The cabbage maggot, Hylemya brassicae (Bouché), had three generations per year from 1970 to 1973 inclusive, a partial fourth was noted in most years. A small proportion of first generation pupae entered aestivation in 1971.
Thermal units required for fly emergence from overwintered pupae fell within a narrow range (174 to 199), but there was little correlation between thermal units and fly emergence in subsequent generations. Lack of adequate moisture delayed establishment of larvae in roots in some generations. Lack of adequate soil moisture delayed establishment of larvae in roots in some generations, and this appeared to be the chief reason for the lack of correlation between thermal units and fly peaks.

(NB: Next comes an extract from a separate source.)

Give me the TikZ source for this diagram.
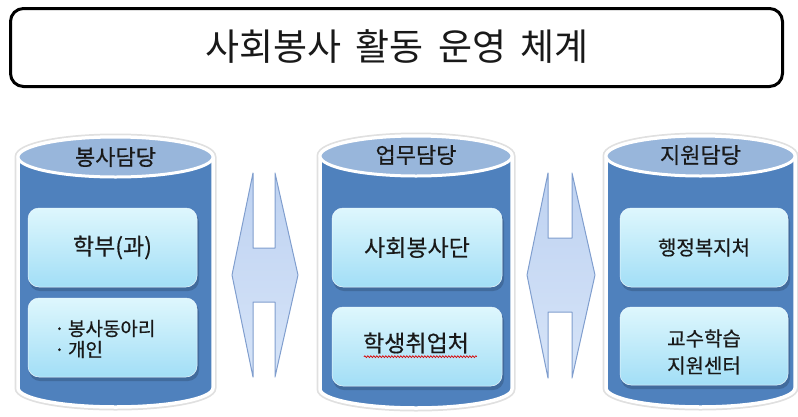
\documentclass[tikz,border=0pt]{standalone}
\usepackage{fontspec}
\setmainfont{Noto Sans CJK KR}
\newfontfamily\semifont[FakeBold=0.5]{Noto Sans CJK KR}
\usetikzlibrary{decorations.pathmorphing}
\definecolor{cylbody}{RGB}{79,129,189}
\definecolor{cyltop}{RGB}{152,182,219}
\definecolor{boxtop}{RGB}{222,247,253}
\definecolor{boxbot}{RGB}{162,222,246}
\definecolor{arrtop}{RGB}{190,210,241}
\definecolor{arrbot}{RGB}{214,228,248}
\definecolor{arrline}{RGB}{128,158,206}
\definecolor{txt}{RGB}{25,25,25}
\newcommand\drawcyl[4]{% left x, right x, top cy, bottom cy
  \pgfmathsetmacro\rx{(#2-#1)/2}
  \pgfmathsetmacro\cx{(#1+#2)/2}
  \path[draw=black!12,line width=7pt] (#1,#3) -- (#1,#4) arc[start angle=180,end angle=0,x radius=\rx,y radius=19] -- (#2,#3) arc[start angle=0,end angle=-180,x radius=\rx,y radius=20] -- cycle;
  \path[fill=cylbody,draw=white,line width=3.5pt] (#1,#3) -- (#1,#4) arc[start angle=180,end angle=0,x radius=\rx,y radius=19] -- (#2,#3) arc[start angle=0,end angle=-180,x radius=\rx,y radius=20] -- cycle;
  \path[fill=cyltop,draw=white,line width=3pt] (\cx,#3) ellipse[x radius=\rx,y radius=20];
}
\newcommand\dblarrow[9]{%
  \path[top color=arrtop,bottom color=arrbot,draw=arrline,line width=1pt,line join=round]
   (#2,#5) -- (#2,#6) -- (#3,#6) -- (#3,#5) -- (#4,#7) -- (#3,#9) -- (#3,#8) -- (#2,#8) -- (#2,#9) -- (#1,#7) -- cycle;
}
\newcommand\boxshadow[4]{%
  \path[fill=cylbody!70!black,opacity=0.55,rounded corners=11pt] (#1+1,#2+3) rectangle (#3+2,#4+4);
}
\begin{document}
\begin{tikzpicture}[x=1pt,y=-1pt,
  titlebox/.style={draw=black,line width=3pt,rounded corners=13pt,fill=white,minimum width=772pt,minimum height=78pt,inner sep=0pt},
  cyllabel/.style={text=txt,font=\semifont\fontsize{22}{24}\selectfont,inner sep=0pt},
  innerbox/.style={rounded corners=11pt,top color=boxtop,bottom color=boxbot,draw=white!80!boxbot,line width=0.5pt,inner sep=0pt,text=txt,align=center},
  bigtext/.style={font=\semifont\fontsize{23}{26}\selectfont},
  smalltext/.style={font=\semifont\fontsize{20}{27}\selectfont}]
\useasboundingbox (0,0) rectangle (798,416);

% title
\node[titlebox] (title) at (396.5,47.5) {};
\node[text=txt,font=\fontsize{37}{40}\selectfont,inner sep=0pt] (titletext) at (397,46) {사회봉사\hspace{14pt}활동\hspace{14pt}운영\hspace{14pt}체계};

% cylinders
\drawcyl{18}{213}{157}{388}
\drawcyl{320}{512}{156}{389}
\drawcyl{606}{795}{156}{388}

\node[cyllabel] (lab1) at (115.5,157) {봉사담당};
\node[cyllabel] (lab2) at (416,155) {업무담당};
\node[cyllabel] (lab3) at (700.5,155) {지원담당};

% inner boxes
\boxshadow{28}{208}{197}{287}
\node[innerbox,bigtext,minimum width=169pt,minimum height=79pt] (b11) at (112.5,247.5) {학부(과)};
\boxshadow{28}{298}{197}{377}
\node[innerbox,minimum width=169pt,minimum height=79pt] (b12) at (112.5,337.5) {};
\node[text=txt,align=left,anchor=west,font=\semifont\fontsize{19}{21}\selectfont,inner sep=0pt] (b12t) at (54,339) {·\,봉사동아리\\·\,개인};

\boxshadow{332}{208}{502}{287}
\node[innerbox,bigtext,minimum width=170pt,minimum height=79pt] (b21) at (417,247.5) {사회봉사단};
\boxshadow{332}{307}{502}{386}
\node[innerbox,bigtext,minimum width=170pt,minimum height=79pt] (b22) at (417,346.5) {};
\node[bigtext,text=txt,inner sep=0pt] (b22t) at (416,343) {학생취업처};
\draw[red!85!black,line width=0.7pt,decorate,decoration={snake,amplitude=0.9pt,segment length=3pt}] (b22t.south west) ++(1,3) -- ++(113,0);

\boxshadow{620}{208}{788}{287}
\node[innerbox,smalltext,minimum width=168pt,minimum height=79pt] (b31) at (704,247.5) {행정복지처};
\boxshadow{620}{307}{788}{385}
\node[innerbox,minimum width=168pt,minimum height=78pt] (b32) at (704,346) {};
\node[text=txt,align=center,font=\semifont\fontsize{20}{27}\selectfont,inner sep=0pt] (b32t) at (704,352) {교수학습\\지원센터};

% double arrows
\dblarrow{232}{253}{275}{298}{173}{248}{275}{302}{377}
\dblarrow{527}{548}{572}{595}{173}{238}{275}{312}{378}
\end{tikzpicture}
\end{document}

Throughout this investigation the over-all population remained remarkably constant. Parasitism by a staphylinid, Aleochara bilineata Gyll., and a fungus, Strongwellsea castrans Batko and Weiser, and soil moisture were the most important biological and climatic factors affecting survival. Parasitism of the adult by a nematode, Heterotylenchus sp., was recorded for the first time.
Although large numbers of seed maggot adults, Hylemya florilega (Zett.) and H. platura (Meig.), were recorded, few infested rutabaga. Other species trapped included Euxesta notata (Weid.) and Muscina spp.